A film director caused some controversy during a panel discussion following the screening of his movie “The Settlers” when he criticized the State of Israel at the University of Nebraska Omaha on Thursday.
Shimon Dotan’s movie highlighted the history of the settlement movement in the West Bank. This is an area of land located in Eastern Israel on the Western bank of the Jordan River and provides a constant source of conflict between Israeli settlers and Palestinians.
Rabbi Ari Dembitzer, the rabbi of Omaha’s Beth Israel Synagogue, did not think the film represented the settlers fairly.
“It only represented the extreme movement, and I believe that there were others that were not presented very well,” Dembitzer said. “It didn’t present a lot of mainstream settlers which would love to have peaceful relationships with their neighbors.”
According to the film, following the Six-Day War in 1967, Israel captured the West Bank and other areas, after which Rabbi Zvi Yehuda Kook organized a movement that was the beginning of the first settlements in the West Bank because Kook and his followers believed in the ideology that settling this area would hasten the messianic redemption.
Since its inception in 1967, the settler movement’s population in the West Bank has increased to 400,000 Israeli settlers, according to the film. The West Bank is also currently home to 2.7 million Palestinians.

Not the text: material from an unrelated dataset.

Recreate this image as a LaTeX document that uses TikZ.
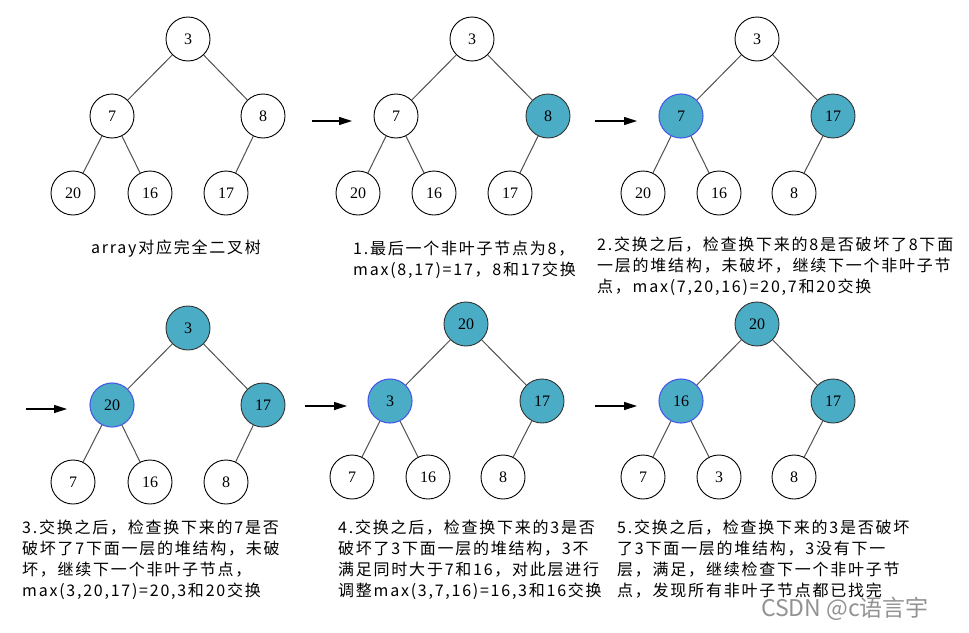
\documentclass[tikz,border=0pt]{standalone}
\usepackage{fontspec}
\setmainfont{Liberation Serif}
\newfontfamily\cjk[LetterSpace=11]{Noto Sans CJK SC}
\newfontfamily\wmfont{Noto Sans CJK SC}
\usetikzlibrary{arrows.meta}
\definecolor{heapfill}{RGB}{75,172,198}
\definecolor{heapblue}{RGB}{70,90,230}
\definecolor{edgegray}{RGB}{80,80,80}
\begin{document}
\begin{tikzpicture}[x=1pt,y=-1pt,
  nd/.style={circle,draw=black,line width=0.9pt,fill=white,minimum size=44pt,inner sep=0pt,font=\fontsize{16}{16}\selectfont},
  hl/.style={nd,fill=heapfill,draw=black!80},
  hlb/.style={nd,fill=heapfill,draw=heapblue,line width=1.1pt},
  edge/.style={draw=edgegray,line width=1pt},
  flow/.style={draw=black,line width=1.1pt,-{Triangle[length=13pt,width=8pt]}},
  capt/.style={anchor=north west,inner sep=0pt,align=left,font=\cjk\fontsize{16}{21}\selectfont}]
\useasboundingbox (0,0) rectangle (969,632);
\fill[white] (0,0) rectangle (969,632);
\begin{scope}
\clip (0,0) rectangle (969,632);
% panel 0
\begin{scope}[shift={(188,39)}]
\node[nd] (a0) at (0,0) {3};
\node[nd] (a1) at (-76,77) {7};
\node[nd] (a2) at (75,77) {8};
\node[nd] (a3) at (-115,154) {20};
\node[nd] (a4) at (-38,154) {16};
\node[nd] (a5) at (38,154) {17};
\end{scope}
\draw[edge] (a0)--(a1) (a0)--(a2) (a1)--(a3) (a1)--(a4) (a2)--(a5);
\node[font=\cjk\fontsize{16}{21}\selectfont] (c0) at (176,249) {array对应完全二叉树};
% panel 1
\begin{scope}[shift={(472,39)}]
\node[nd] (b0) at (0,0) {3};
\node[nd] (b1) at (-76,77) {7};
\node[hl] (b2) at (76,77) {8};
\node[nd] (b3) at (-114,154) {20};
\node[nd] (b4) at (-38,154) {16};
\node[nd] (b5) at (38,154) {17};
\end{scope}
\draw[edge] (b0)--(b1) (b0)--(b2) (b1)--(b3) (b1)--(b4) (b2)--(b5);
\node[capt] (c1) at (353,241) {1.最后一个非叶子节点为8，\\max(8,17)=17，8和17交换};
% panel 2
\begin{scope}[shift={(757,39)}]
\node[nd] (d0) at (0,0) {3};
\node[hlb] (d1) at (-76,77) {7};
\node[hl] (d2) at (76,77) {17};
\node[nd] (d3) at (-114,154) {20};
\node[nd] (d4) at (-38,154) {16};
\node[nd] (d5) at (37,154) {8};
\end{scope}
\draw[edge] (d0)--(d1) (d0)--(d2) (d1)--(d3) (d1)--(d4) (d2)--(d5);
\node[capt] (c2) at (597,237) {2.交换之后，检查换下来的8是否破坏了8下面\\一层的堆结构，未破坏，继续下一个非叶子节\\点，max(7,20,16)=20,7和20交换};
% panel 3
\begin{scope}[shift={(188,328)}]
\node[hl] (e0) at (0,0) {3};
\node[hlb] (e1) at (-76,77) {20};
\node[hl] (e2) at (75,77) {17};
\node[nd] (e3) at (-115,154) {7};
\node[nd] (e4) at (-38,154) {16};
\node[nd] (e5) at (38,154) {8};
\end{scope}
\draw[edge] (e0)--(e1) (e0)--(e2) (e1)--(e3) (e1)--(e4) (e2)--(e5);
\node[capt] (c3) at (22,520) {3.交换之后，检查换下来的7是否\\破坏了7下面一层的堆结构，未破\\坏，继续下一个非叶子节点，\\max(3,20,17)=20,3和20交换};
% panel 4
\begin{scope}[shift={(466,324)}]
\node[hl] (f0) at (0,0) {20};
\node[hlb] (f1) at (-76,77) {3};
\node[hl] (f2) at (76,77) {17};
\node[nd] (f3) at (-114,153) {7};
\node[nd] (f4) at (-38,153) {16};
\node[nd] (f5) at (37,153) {8};
\end{scope}
\draw[edge] (f0)--(f1) (f0)--(f2) (f1)--(f3) (f1)--(f4) (f2)--(f5);
\node[capt] (c4) at (338,520) {4.交换之后，检查换下来的3是否\\破坏了3下面一层的堆结构，3不\\满足同时大于7和16，对此层进行\\调整max(3,7,16)=16,3和16交换};
% panel 5
\begin{scope}[shift={(757,324)}]
\node[hl] (g0) at (0,0) {20};
\node[hlb] (g1) at (-76,77) {16};
\node[hl] (g2) at (76,77) {17};
\node[nd] (g3) at (-114,153) {7};
\node[nd] (g4) at (-38,153) {3};
\node[nd] (g5) at (37,153) {8};
\end{scope}
\draw[edge] (g0)--(g1) (g0)--(g2) (g1)--(g3) (g1)--(g4) (g2)--(g5);
\node[capt] (c5) at (617,520) {5.交换之后，检查换下来的3是否破坏\\了3下面一层的堆结构，3没有下一\\层，满足，继续检查下一个非叶子节\\点，发现所有非叶子节点都已找完};
% arrows
\coordinate (p1s) at (312,121); \coordinate (p1e) at (352,121);
\coordinate (p2s) at (595,121); \coordinate (p2e) at (637,121);
\coordinate (p3s) at (26,409);  \coordinate (p3e) at (67,409);
\coordinate (p4s) at (305,406); \coordinate (p4e) at (347,406);
\coordinate (p5s) at (595,406); \coordinate (p5e) at (637,406);
\draw[flow] (p1s)--(p1e);
\draw[flow] (p2s)--(p2e);
\draw[flow] (p3s)--(p3e);
\draw[flow] (p4s)--(p4e);
\draw[flow] (p5s)--(p5e);
% watermark
\node[font=\wmfont\fontsize{23}{23}\selectfont,text=black!50,opacity=0.85] (wm) at (845,609) {CSDN @c语言宇};
\end{scope}
\end{tikzpicture}
\end{document}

Dotan said that 20 percent of settlers are ideologically and religiously driven to live in the West Bank. This ideological drive stems from the inception of the aforementioned settler movement that Kook founded. Dotan also said that 80 percent of settlers are there for economic reasons, such as affordable housing.
Some settlers are also extremists, which is a reason why people criticize the settlements. For example, Yigal Amir, an extremist Jew, assassinated Prime Minister Yitzhak Rabin because Amir was against the Oslo Peace Accords, which involved land concessions of Israeli settlements, according to the film.
However, Dembitzer said that Rabbi Menachem Froman, for instance, created a settlement group called Tag Meir, and its purpose is to right the wrongs of extremist settler groups like the Tag Mechir group
The Tag Mechir group is predominantly composed of the Hilltop Youth. These are young adults who retaliate against Palestinian terrorists who attack Israel, according to Dembitzer.
Dotan said the film does not accurately portray the settlers who are peaceful because he had to cut the film down in order to broadcast it. He had to choose what to focus on because he could only fit so much into 1 hour and 47 minutes.
It was apparent, however, that Dotan focused on the situation of the Palestinians.
“We have a disparity of income that is one to 20 [of Israeli settlers compared to Palestinians],” Dotan said. “And I feel that the political reality of the settlement, and the grip that Israel is imposing on the West Bank, is catastrophic to the State of Israel.”
Dotan said there should be a solution to the settlement problem someday.
“I would like to find a way to resolve it,” Dotan said. “And if we do not do that, it will blow up in our face sooner or later.”
Alice Weiss, a member of Omaha’s Beth El Synagogue, agreed that the extremists have the potential to cause great harm.
“The filmmaker’s contention is even though these outspoken settlers are in the minority, they have potential to put the security of Israel at risk with their dogmatism, self-righteousness and unwillingness to compromise,” Weiss said.
Rabbi Shlomo Abramovich, a visiting Israeli scholar at Beth Israel Synagogue, was also a discussion panelist, as was Bill Blizek, a UNO professor of theology and religion. Rather than the settlements starting after the Six-Day War in 1967, Abramovich argued that most Palestinians think the settlements began in 1948 with the creation of the State of Israel.
“They believe this is their land,” Abramovich said. “I believe this is my land. So now we have an argument.” Abramovich believes that Israelis and Palestinians have to negotiate what to do now.
When asked about a solution to this conflict, Creighton history professor John Calvert said that he sees two options for Israel.
“I think the option of a two-state solution is dead,” Calvert said. “So I think that puts Israel in a difficult situation because either Israel continues to occupy all these many hundreds of thousands of Palestinian Arabs or it annexes the West Bank.”